The purpose of this symposium is to explore the future of these categories of risk, uncertainty, measurement, and prediction. Will these concepts continue to be organizing principles for forms of governmentality or will they be replaced by other categories and techniques? How might we understand the impulsion towards ever-more secure modes of knowing, risk-reduction, and certainty at a moment when risk-taking, contingency and uncertainty fuel both the ideological and economic rationale of the neoliberal present? To address these questions, this symposium will bring practitioners from the field of insurance, law and risk-management into conversation with a multi-disciplinary group of scholars and students from the University of Chicago. Rather than focusing on the contradictory co-implication of these divinatory logics, this symposium will attempt to grapple with their precondition: belief in the certainty of knowledge and in the crystallization of truth forms.
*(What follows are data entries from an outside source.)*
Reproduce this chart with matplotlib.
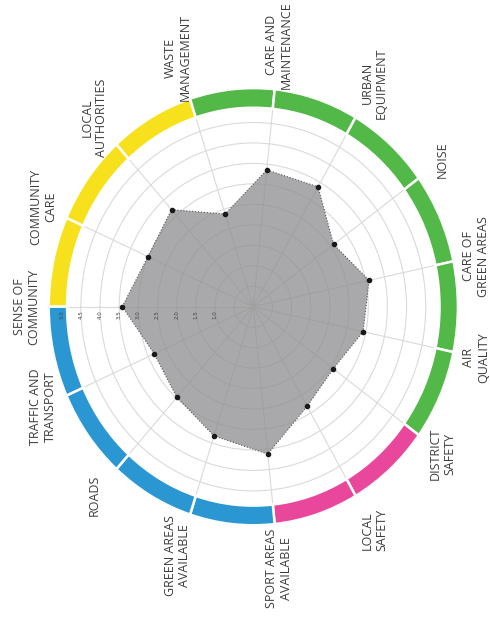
import numpy as np
import matplotlib
matplotlib.use("Agg")
import matplotlib.pyplot as plt
from matplotlib.transforms import offset_copy

# === DATA ===
categories = [
    "SENSE OF\nCOMMUNITY", "COMMUNITY\nCARE", "LOCAL\nAUTHORITIES", "WASTE\nMANAGEMENT",
    "CARE AND\nMAINTENANCE", "URBAN\nEQUIPMENT", "NOISE", "CARE OF\nGREEN AREAS",
    "AIR\nQUALITY", "DISTRICT\nSAFETY", "LOCAL\nSAFETY", "SPORT AREAS\nAVAILABLE",
    "GREEN AREAS\nAVAILABLE", "ROADS", "TRAFFIC AND\nTRANSPORT",
]
values = [3.42, 3.01, 3.19, 2.38, 3.36, 3.38, 2.59, 3.09, 2.93, 2.58, 2.81, 3.62, 3.32, 2.98, 2.83]
# colour group of the ring segment that starts at each category (clockwise)
segment_groups = ["yellow"] * 3 + ["green"] * 6 + ["pink"] * 2 + ["blue"] * 4
tick_values = [5.0, 4.5, 4.0, 3.5, 3.0, 2.5, 2.0, 1.5, 1.0]

group_colors = {
    "yellow": "#f6e11c",
    "green": "#52b848",
    "pink": "#e9479c",
    "blue": "#2a97d2",
}

n = len(categories)
step = 2 * np.pi / n
angles = np.arange(n) * step

fig = plt.figure(figsize=(4.9, 6.21), dpi=100)
ax = fig.add_axes([0.0986, 0.1535, 0.8367, 0.7053], projection="polar")
ax.set_aspect("auto")
ax.set_theta_offset(np.pi)
ax.set_theta_direction(-1)
ax.set_ylim(0, 5.35)
ax.set_axisbelow(True)

# grid
ax.set_xticks(angles)
ax.set_xticklabels([])
ax.set_yticks(np.arange(0.5, 5.0, 0.5))
ax.set_yticklabels([])
ax.grid(color="#dadada", linewidth=0.8)
ax.spines["polar"].set_visible(False)

# coloured outer ring
ax.bar(angles + step / 2, 0.48, width=step, bottom=4.86,
       color=[group_colors[g] for g in segment_groups],
       edgecolor="white", linewidth=1.8, zorder=3)

# data polygon
th = np.append(angles, angles[0])
vals = np.append(values, values[0])
ax.fill(th, vals, color="#8d8d8f", alpha=0.75, zorder=2, linewidth=0)
ax.plot(th, vals, color="#555555", linestyle=":", linewidth=0.8, zorder=4)
ax.plot(angles, values, "o", color="#1a1a1a", markersize=3, zorder=5)

# category labels
for a, lab in zip(angles, categories):
    phi = np.pi - a
    r = 5.92 + 0.52 * np.sin(phi) ** 2
    ax.text(a, r, lab, rotation=90, ha="center", va="center", multialignment="center",
            fontsize=9, family="Open Sans", color="#3c3c3c", linespacing=1.15)

# radial tick labels along the first axis
tick_tr = offset_copy(ax.transData, fig=fig, y=-8, units="dots")
for v in tick_values:
    ax.text(0, v, f"{v:.1f}", rotation=90, ha="center", va="center",
            fontsize=4, color="#444444", transform=tick_tr, zorder=6)

plt.savefig("out.png", dpi=100)
plt.close()
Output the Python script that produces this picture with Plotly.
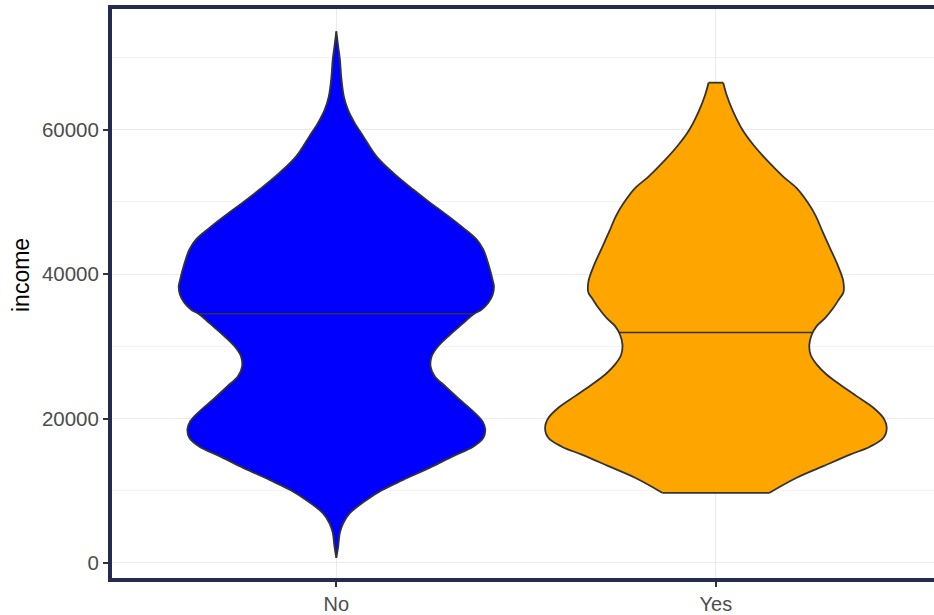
import numpy as np
import plotly.graph_objects as go

categories = ["No", "Yes"]

# violin outline: income levels (top -> bottom) and scaled density (1 = widest)
no_income = [73600, 71500, 69700, 67000, 64600, 62700, 60900, 59100, 56300, 54000,
             51700, 50100, 48200, 46400, 44800, 43400, 41500, 38800, 38300, 37100,
             36000, 35100, 34400, 33200, 31600, 30000, 28600, 27200, 25800, 24500,
             22600, 21000, 19600, 18500, 17300, 16100, 14800, 13200, 11500, 10100,
             8500, 6900, 5500, 4200, 2300, 700]
no_density = [0.0, 0.011, 0.021, 0.030, 0.044, 0.069, 0.108, 0.157, 0.235, 0.333,
              0.450, 0.537, 0.646, 0.743, 0.821, 0.860, 0.889, 0.919, 0.923, 0.915,
              0.889, 0.851, 0.801, 0.743, 0.665, 0.596, 0.558, 0.552, 0.577, 0.636,
              0.723, 0.801, 0.856, 0.872, 0.860, 0.801, 0.684, 0.548, 0.391, 0.269,
              0.164, 0.079, 0.040, 0.021, 0.011, 0.0]

yes_income = [66500, 64800, 62500, 59800, 57900, 55800, 53500, 51900, 49800, 48000,
              45900, 43600, 41300, 39000, 37400, 36700, 35300, 33900, 32800, 31600,
              30200, 28800, 27500, 26100, 24700, 23100, 21500, 20100, 18700, 17300,
              16100, 15000, 13400, 11800, 9700]
yes_density = [0.043, 0.063, 0.101, 0.160, 0.219, 0.297, 0.394, 0.473, 0.541, 0.586,
               0.624, 0.668, 0.712, 0.746, 0.746, 0.726, 0.687, 0.639, 0.590, 0.561,
               0.547, 0.555, 0.590, 0.648, 0.726, 0.824, 0.922, 0.980, 1.0, 0.980,
               0.902, 0.785, 0.629, 0.473, 0.312]

medians = [34500, 31900]
fill_colors = ["#0000FF", "#FFA500"]

y_ticks = [0, 20000, 40000, 60000]
y_tick_labels = ["0", "20000", "40000", "60000"]

HALF = 0.45
OUTLINE = "#333333"
BORDER = "#232C4F"
LW = 1.8

W, H = 944, 615
ML, MR, MT, MB = 112, 0, 9, 37

fig = go.Figure()
groups = [(no_income, no_density), (yes_income, yes_density)]
for i, (inc, den) in enumerate(groups):
    pos = i + 1
    inc = np.asarray(inc, float)
    den = np.asarray(den, float) * HALF
    line = dict(color=OUTLINE, width=LW, shape="spline", smoothing=1.0)
    # left side
    fig.add_trace(go.Scatter(
        x=pos - den, y=inc, mode="lines", line=line,
        hoverinfo="skip", showlegend=False))
    # right side, filled to the left side
    fig.add_trace(go.Scatter(
        x=pos + den, y=inc, mode="lines", line=line,
        fill="tonextx", fillcolor=fill_colors[i],
        hoverinfo="skip", showlegend=False))
    # flat ends (trimmed violin)
    fig.add_trace(go.Scatter(
        x=[pos - den[0], pos + den[0], None, pos - den[-1], pos + den[-1]],
        y=[inc[0], inc[0], None, inc[-1], inc[-1]], mode="lines",
        line=dict(color=OUTLINE, width=LW), hoverinfo="skip", showlegend=False))
    # median line spans violin width at the median
    w = np.interp(medians[i], inc[::-1], den[::-1])
    fig.add_trace(go.Scatter(
        x=[pos - w, pos + w], y=[medians[i], medians[i]], mode="lines",
        line=dict(color=OUTLINE, width=1.6), hoverinfo="skip", showlegend=False))

plot_w = W - ML - MR
plot_h = H - MT - MB

fig.add_annotation(
    text="income", textangle=-90, showarrow=False,
    xref="paper", yref="paper",
    x=(21 - ML) / plot_w, y=(H - MB - 275) / plot_h,
    xanchor="center", yanchor="middle",
    font=dict(size=23, color="black"))

fig.update_layout(
    width=W, height=H,
    margin=dict(l=ML, r=MR, t=MT, b=MB),
    paper_bgcolor="white", plot_bgcolor="white",
    font=dict(family="Liberation Sans, Arial, sans-serif", color="#4D4D4D", size=20),
    xaxis=dict(
        range=[0.409, 2.601], tickvals=[1, 2], ticktext=categories,
        showgrid=True, gridcolor="#EBEBEB", gridwidth=1.1, zeroline=False,
        showline=True, linecolor=BORDER, linewidth=4, mirror=True,
        ticks="outside", ticklen=5, tickwidth=1.5, tickcolor="#333333",
        tickfont=dict(size=20, color="#4D4D4D"),
    ),
    yaxis=dict(
        range=[-2080, 76700], tickvals=y_ticks, ticktext=y_tick_labels,
        showgrid=True, gridcolor="#EBEBEB", gridwidth=1.1, zeroline=False,
        minor=dict(tickvals=[10000, 30000, 50000, 70000], showgrid=True,
                   gridcolor="#F3F3F3", gridwidth=1, ticks=""),
        showline=True, linecolor=BORDER, linewidth=4, mirror=False,
        ticks="outside", ticklen=5, tickwidth=1.5, tickcolor="#333333",
        tickfont=dict(size=20.5, color="#4D4D4D"),
    ),
)

fig.write_html("out.html", config={"displayModeBar": False},
               post_script="document.body.style.margin='0';"
                           "document.body.style.overflow='hidden';"
                           "document.documentElement.style.overflow='hidden';")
François Ewald is Professor of Insurance at the Conservatoire National des Arts et Métiers (Paris) and Director of the Ecole nationale d’assurances (Paris). He chairs the Precautionary Principle Observatory and the scientific council of the Fondation pour l’innovation politique (Paris) and he is a Fellow of the French Technological Academy. His research interests are in the fields of risk and the philosophy of risk, and his publications include L’Etat providence (1986), Le Principe de precaution (2001, 2008).